Bonjour chère aventurière,
Ton récit fait rêver ou peur au tonton Nanard, selon les moments mais dans tous les cas suscite mon admiration pour ce que tu es entrain d’accomplir.
Il ne me reste qu’à te souhaiter d’excellentes fêtes de fin d’année la-bas avec plein de belles rencontres.
TOUS MES VOEUX POUR 2013 et à… bientôt
Grosses bises
Amuses-toi bien et joyeuses fêtes !
Bisous
Encore une belle étape qui nous transporte sur l’autre continent. Mieux vaut l’eau que l’or : on n’en parle toujours dans d’autres lectures…
Joyeux Noël et vive l’aventure.
Bises
Salut à toi belle aventurière ! Ça faisait longtemps que je n’avais plus lu de tes nouvelles : quel plaisir de voyager par procuration grâce à toi ! Ça donne envie de repartir de te lire …
Prends soin de toi et joyeuses fêtes de fin d’année !
Je voulais quand même que mon prof de mécanique sache que je suis devenue une vraie pro de la mécanique vélo… ou presque! J’ai passé la journée à prendre soin de Caminante et le pauvre n’a pas été épargné de gueulantes : de quoi te rappeler quelques souvenirs! Belle année à toi!

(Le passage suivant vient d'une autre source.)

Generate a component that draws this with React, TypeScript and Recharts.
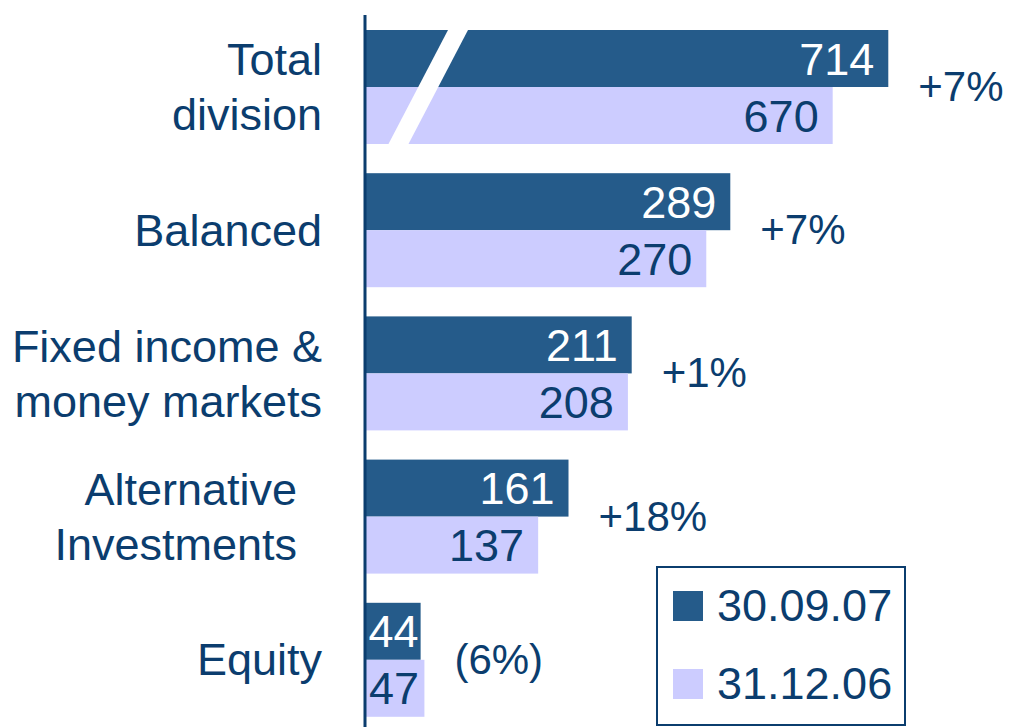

comme disait Jacques: « je vous souhaite des rêves à n’en plus finir et l’envie furieuse d’en réaliser quelques-uns » … ostie de criss! c’est qu’elle nous en a réalisé un bon là ! 😀
jsuis à qqs milliers de km de toi à la verticale, et c donc de Montréal que je t’envoie plein de bisous 🙂
ps= tu dois savoir qu’à chaque fois que jme sens redevenir un peu trop fourmis je viens ici nourrir mes futurs projets 😉 merci la cyclo-cigale !
Merci à toi pour cette belle citation de notre cher Brel!
Comment s’annonce la révolution cyclo cigalesque depuis Montréal?
Belle année à toi Laeti!
Coucou! Famatina et Pascua Lima, 3 ans après, restent malheureusement dans l’actu… La société civile ne doit jamais baisser les bras ! http://chroniquesdebuenosaires.hautetfort.com/archive/2015/05/07/rodeo-ou-la-malediction-de-l-or-5617629.html
Merci pour ces nouvelles de là-bas!
La lucha sigue! El agua vale más que el oro = l’eau vaut plus que l’or, comme ils ont si bien compris à Famatina!